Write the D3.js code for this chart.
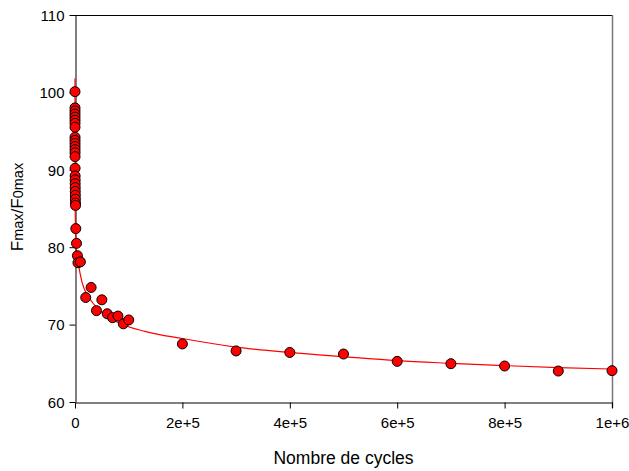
<!DOCTYPE html>
<html><head><meta charset="utf-8">
<script src="https://cdn.jsdelivr.net/npm/d3@7"></script>
<style>body{margin:0;background:#fff}svg{display:block}text{font-family:"Liberation Sans",Arial,sans-serif}</style>
</head><body>
<svg id="c" width="629" height="471"></svg>
<script>
// Measured points (cycles, Fmax/F0max)
const cycles = [5, 12, 14, 16, 19, 22, 25, 30, 45, 52, 60, 68, 78, 90, 105, 170, 230, 280, 340, 410, 500, 600, 720, 870, 1000, 1500, 2800, 4500, 5500,
  10000, 20000, 30000, 40000, 50000, 60000, 70000, 80000, 90000, 100000,
  200000, 300000, 400000, 500000, 600000, 700000, 800000, 900000, 1000000];
const ratio = [100.1, 98.0, 97.6, 97.2, 96.8, 96.4, 96.0, 95.5, 94.2, 93.8, 93.4, 93.0, 92.6, 92.2, 91.7, 90.2, 89.2, 88.7, 88.2, 87.7, 87.2, 86.7, 86.2, 85.7, 85.4, 82.4, 80.5, 78.9, 78.0,
  78.1, 73.5, 74.8, 71.8, 73.2, 71.4, 70.9, 71.1, 70.1, 70.6,
  67.5, 66.6, 66.4, 66.2, 65.25, 64.95, 64.65, 64.0, 64.05];
// Fitted curve
const fitX = [3, 10, 30, 100, 300, 1000, 3000, 6000, 13000, 27000, 45000, 76000, 132000, 200000, 300000, 400000, 500000, 600000, 700000, 800000, 900000, 1000000];
const fitY = [101.8, 97.4, 93.5, 89.5, 86.1, 82.4, 79.2, 77.9, 75.5, 73.4, 71.9, 70.4, 69.1, 68.2, 67.1, 66.4, 65.85, 65.34, 65.0, 64.7, 64.45, 64.26];
const xTicks = [0, 200000, 400000, 600000, 800000, 1000000];
const xTickLabels = ["0", "2e+5", "4e+5", "6e+5", "8e+5", "1e+6"];
const yTicks = [60, 70, 80, 90, 100, 110];

const svg = d3.select("#c");
const L = 75, R = 612, T = 15, B = 402;
const x = d3.scaleLinear().domain([0, 1000000]).range([L, R]);
const y = d3.scaleLinear().domain([60, 110]).range([B, T]);

// frame top and right
svg.append("line").attr("x1", L).attr("x2", R).attr("y1", T + 0.5).attr("y2", T + 0.5).attr("stroke", "#000");
svg.append("line").attr("x1", R + 0.5).attr("x2", R + 0.5).attr("y1", T).attr("y2", B + 6).attr("stroke", "#777").attr("stroke-width", 1.5);

const xa = svg.append("g").attr("transform", `translate(0,${B + 0.5})`)
  .call(d3.axisBottom(x).tickValues(xTicks).tickFormat((d, i) => xTickLabels[i]).tickSize(6).tickSizeOuter(0));
const ya = svg.append("g").attr("transform", `translate(${L + 0.5},0)`)
  .call(d3.axisLeft(y).tickValues(yTicks).tickSize(6).tickSizeOuter(0));
[xa, ya].forEach(g => {
  g.selectAll("path,line").attr("stroke", "#000");
  g.selectAll("text").attr("fill", "#000").style("font-size", "15px").style("font-family", "Liberation Sans, Arial, sans-serif");
});
xa.selectAll("text").attr("y", 12).attr("dy", "0.9em");
ya.selectAll("text").attr("x", -11).attr("dy", "0.35em");

// fit curve
const line = d3.line().x((d, i) => x(fitX[i])).y(d => y(d)).curve(d3.curveMonotoneX);
svg.append("path").datum(fitY).attr("d", line).attr("fill", "none").attr("stroke", "#ff0000").attr("stroke-width", 1.2);

// points
svg.append("g").selectAll("circle").data(cycles).join("circle")
  .attr("cx", d => x(d)).attr("cy", (d, i) => y(ratio[i])).attr("r", 5)
  .attr("fill", "#ff0000").attr("stroke", "#000").attr("stroke-width", 1);

// axis titles
svg.append("text").attr("x", (L + R) / 2).attr("y", 464).attr("text-anchor", "middle")
  .style("font-size", "17.5px").text("Nombre de cycles");
const yl = svg.append("text").attr("transform", "translate(23,207) rotate(-90)").attr("text-anchor", "middle").style("font-size", "17px");
yl.append("tspan").text("F");
yl.append("tspan").style("font-size", "14.5px").text("max");
yl.append("tspan").text("/F");
yl.append("tspan").style("font-size", "14.5px").text("0max");
</script>
</body></html>
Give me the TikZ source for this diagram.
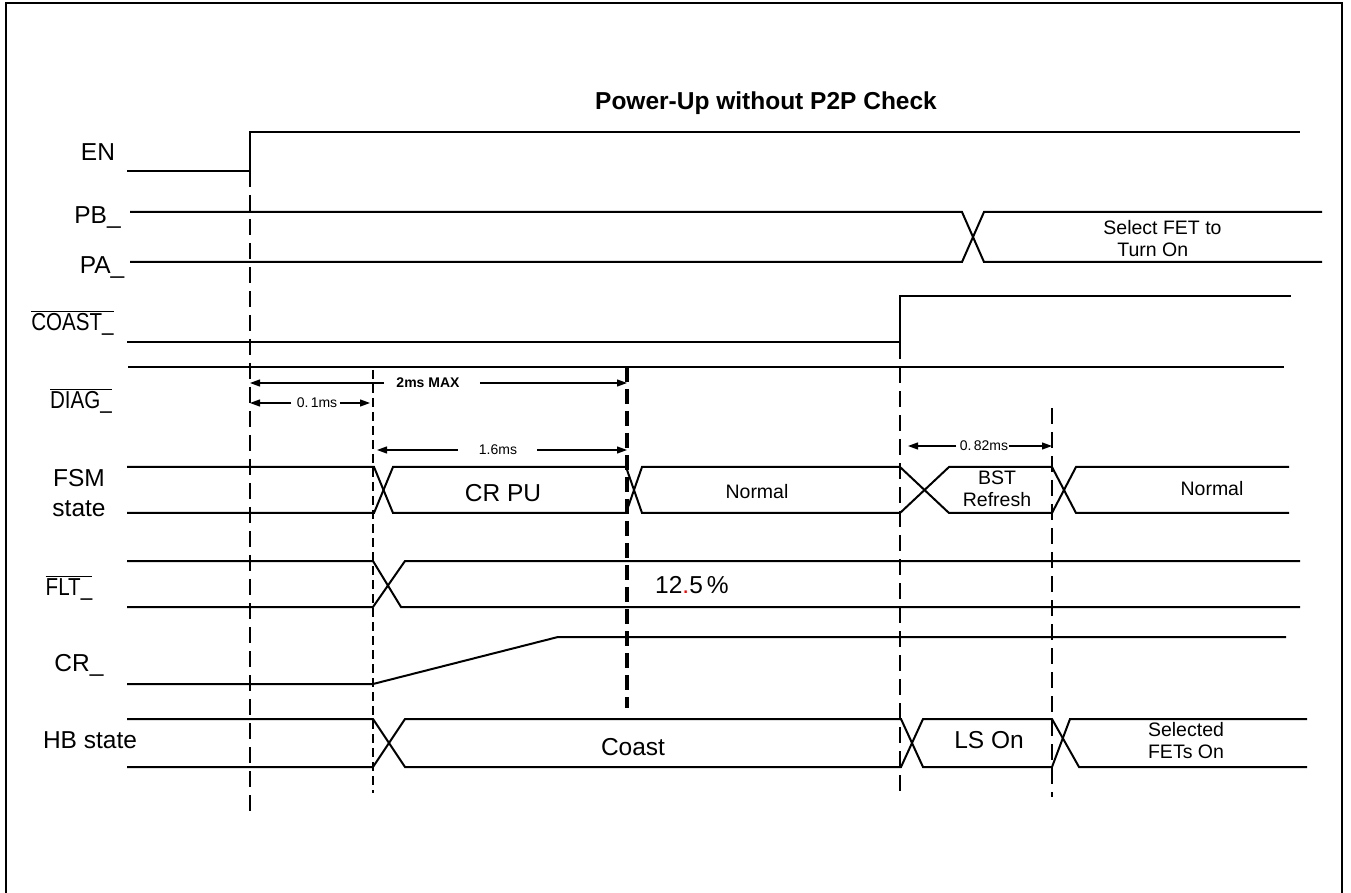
\documentclass[tikz,border=0pt]{standalone}
\usepackage{fontspec}
\setmainfont{Liberation Sans}
\usepackage{graphicx}
\usetikzlibrary{arrows.meta}
\newcommand{\siglbl}{\fontsize{12.25}{14}\selectfont}
\newcommand{\statelbl}{\fontsize{9.75}{11}\selectfont}
\newcommand{\dimlbl}{\fontsize{7}{8}\selectfont}
\newcommand{\barsig}[1]{$\overline{\hbox{\scalebox{0.84}[1]{#1}}}$}

\begin{document}
\begin{tikzpicture}[
  x=0.5pt,y=-0.5pt,
  >={Triangle[length=5pt,width=3.5pt]},
  sig/.style={line width=1pt},
  marker/.style={line width=0.8pt,dash pattern=on 8pt off 4pt},
  siglabel/.style={font=\siglbl,inner sep=0pt,anchor=base},
  bigtext/.style={font=\siglbl,inner sep=0pt},
  statetext/.style={font=\statelbl,inner sep=0pt,align=center},
  dimtext/.style={font=\dimlbl,inner sep=0pt},
  dimline/.style={->,line width=0.6pt}
]
  \useasboundingbox (0,0) rectangle (1351,893);
  \draw[line width=1pt] (6,900) -- (6,3) -- (1342,3) -- (1342,900);

  \node[font=\siglbl\bfseries,inner sep=0pt] (title) at (766,103) {Power-Up without P2P Check};

  % signal names
  \node[siglabel] (en) at (98,161) {EN};
  \node[siglabel] (pb) at (97.5,224) {PB\_};
  \node[siglabel] (pa) at (102,274) {PA\_};
  \node[siglabel] (coastn) at (72.5,331) {\barsig{COAST\_}};
  \node[siglabel] (diag) at (81,409) {\barsig{DIAG\_}};
  \node[siglabel,anchor=center,align=center,font={\fontsize{12.25}{15}\selectfont}] (fsm) at (79,493) {FSM\\state};
  \node[siglabel] (flt) at (69,596) {\barsig{FLT\_}};
  \node[siglabel] (cr) at (79,671) {CR\_};
  \node[siglabel] (hb) at (90,748) {HB state};

  % waveforms
  \draw[sig] (127,171) -- (250,171) -- (250,132) -- (1300,132);
  \draw[sig] (130,212) -- (962,212) -- (984,262) -- (1322,262);
  \draw[sig] (130,262) -- (962,262) -- (984,212) -- (1322,212);
  \draw[sig] (127,342) -- (900,342) -- (900,296) -- (1291,296);
  \draw[sig] (128,367) -- (1284,367);
  \draw[sig] (127,467) -- (374,467) -- (393,513) -- (626,513) -- (642,467) -- (900,467)
    -- (949,513) -- (1052,513) -- (1076,467) -- (1289,467);
  \draw[sig] (127,513) -- (374,513) -- (393,467) -- (626,467) -- (642,513) -- (900,513)
    -- (949,467) -- (1052,467) -- (1076,513) -- (1289,513);
  \draw[sig] (127,561) -- (373,561) -- (401,607) -- (1300,607);
  \draw[sig] (127,607) -- (373,607) -- (405,561) -- (1300,561);
  \draw[sig] (127,684) -- (373,684) -- (558,637) -- (1286,637);
  \draw[sig] (127,719) -- (373,719) -- (405,767) -- (901,767) -- (923,719) -- (1052,719)
    -- (1079,767) -- (1307,767);
  \draw[sig] (127,767) -- (373,767) -- (405,719) -- (901,719) -- (923,767) -- (1052,767)
    -- (1070,719) -- (1307,719);

  % time markers
  \coordinate (mk0) at (250,171);
  \coordinate (mk1) at (373,370);
  \coordinate (mk2) at (627,367);
  \coordinate (mk3) at (900,343);
  \coordinate (mk4) at (1052,408);
  \draw[marker] (mk0) -- ++(0,642);
  \draw[marker,line width=0.75pt,dash pattern=on 4.5pt off 2.5pt] (mk1) -- ++(0,423);
  \draw[marker,line width=1.75pt,dash pattern=on 7.5pt off 3.5pt] (mk2) -- ++(0,341);
  \draw[marker,line width=1.1pt] (mk3) -- ++(0,454);
  \draw[marker,line width=1.1pt] (mk4) -- ++(0,389);

  % state texts
  \node[bigtext] (crpu) at (503,493) {CR PU};
  \node[statetext] (norm1) at (757,492) {Normal};
  \node[statetext] (bst) at (997,489) {BST\\Refresh};
  \node[statetext] (norm2) at (1212,489) {Normal};
  \node[bigtext] (pct) at (692,585) {12{\color{red}.}5\,\%};
  \node[bigtext] (coast) at (633,747) {Coast};
  \node[bigtext] (lson) at (989,740) {LS On};
  \node[statetext] (selfets) at (1186,741) {Selected\\FETs On};
  \node[statetext,align=left,anchor=west] (selfet) at (1103,239) {Select FET to\\\hspace*{7pt}Turn On};

  % timing dimensions
  \node[dimtext,font=\dimlbl\bfseries] (dmax) at (428,383) {2ms MAX};
  \draw[dimline] ([xshift=-6pt]dmax.west) -- (dmax.west -| mk0);
  \draw[dimline] ([xshift=10pt]dmax.east) -- (dmax.east -| mk2);
  \node[dimtext] (d01) at (317,403) {0.\,1ms};
  \draw[dimline] ([xshift=-2.5pt]d01.west) -- (d01.west -| mk0);
  \draw[dimline,shorten >=1.5pt] ([xshift=1pt]d01.east) -- (d01.east -| mk1);
  \node[dimtext] (d16) at (498,450) {1.6ms};
  \draw[dimline,shorten >=2pt] ([xshift=-10.5pt]d16.west) -- (d16.west -| mk1);
  \draw[dimline] ([xshift=10pt]d16.east) -- (d16.east -| mk2);
  \node[dimtext] (d082) at (984,446) {0.\,82ms};
  \draw[dimline,shorten >=4pt] ([xshift=-1.5pt]d082.west) -- (d082.west -| mk3);
  \draw[dimline] (d082.east) -- (d082.east -| mk4);
\end{tikzpicture}
\end{document}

━━━━━━━━━━

## Exercise aim
Return, unchanged, the lines from the first line of the material through the line that holds "const yTicks = [60, 70, 80, 90, 100, 110];", inclusive, omitting pictures.

## Task solution
Write the D3.js code for this chart.
<!DOCTYPE html>
<html><head><meta charset="utf-8">
<script src="https://cdn.jsdelivr.net/npm/d3@7"></script>
<style>body{margin:0;background:#fff}svg{display:block}text{font-family:"Liberation Sans",Arial,sans-serif}</style>
</head><body>
<svg id="c" width="629" height="471"></svg>
<script>
// Measured points (cycles, Fmax/F0max)
const cycles = [5, 12, 14, 16, 19, 22, 25, 30, 45, 52, 60, 68, 78, 90, 105, 170, 230, 280, 340, 410, 500, 600, 720, 870, 1000, 1500, 2800, 4500, 5500,
  10000, 20000, 30000, 40000, 50000, 60000, 70000, 80000, 90000, 100000,
  200000, 300000, 400000, 500000, 600000, 700000, 800000, 900000, 1000000];
const ratio = [100.1, 98.0, 97.6, 97.2, 96.8, 96.4, 96.0, 95.5, 94.2, 93.8, 93.4, 93.0, 92.6, 92.2, 91.7, 90.2, 89.2, 88.7, 88.2, 87.7, 87.2, 86.7, 86.2, 85.7, 85.4, 82.4, 80.5, 78.9, 78.0,
  78.1, 73.5, 74.8, 71.8, 73.2, 71.4, 70.9, 71.1, 70.1, 70.6,
  67.5, 66.6, 66.4, 66.2, 65.25, 64.95, 64.65, 64.0, 64.05];
// Fitted curve
const fitX = [3, 10, 30, 100, 300, 1000, 3000, 6000, 13000, 27000, 45000, 76000, 132000, 200000, 300000, 400000, 500000, 600000, 700000, 800000, 900000, 1000000];
const fitY = [101.8, 97.4, 93.5, 89.5, 86.1, 82.4, 79.2, 77.9, 75.5, 73.4, 71.9, 70.4, 69.1, 68.2, 67.1, 66.4, 65.85, 65.34, 65.0, 64.7, 64.45, 64.26];
const xTicks = [0, 200000, 400000, 600000, 800000, 1000000];
const xTickLabels = ["0", "2e+5", "4e+5", "6e+5", "8e+5", "1e+6"];
const yTicks = [60, 70, 80, 90, 100, 110];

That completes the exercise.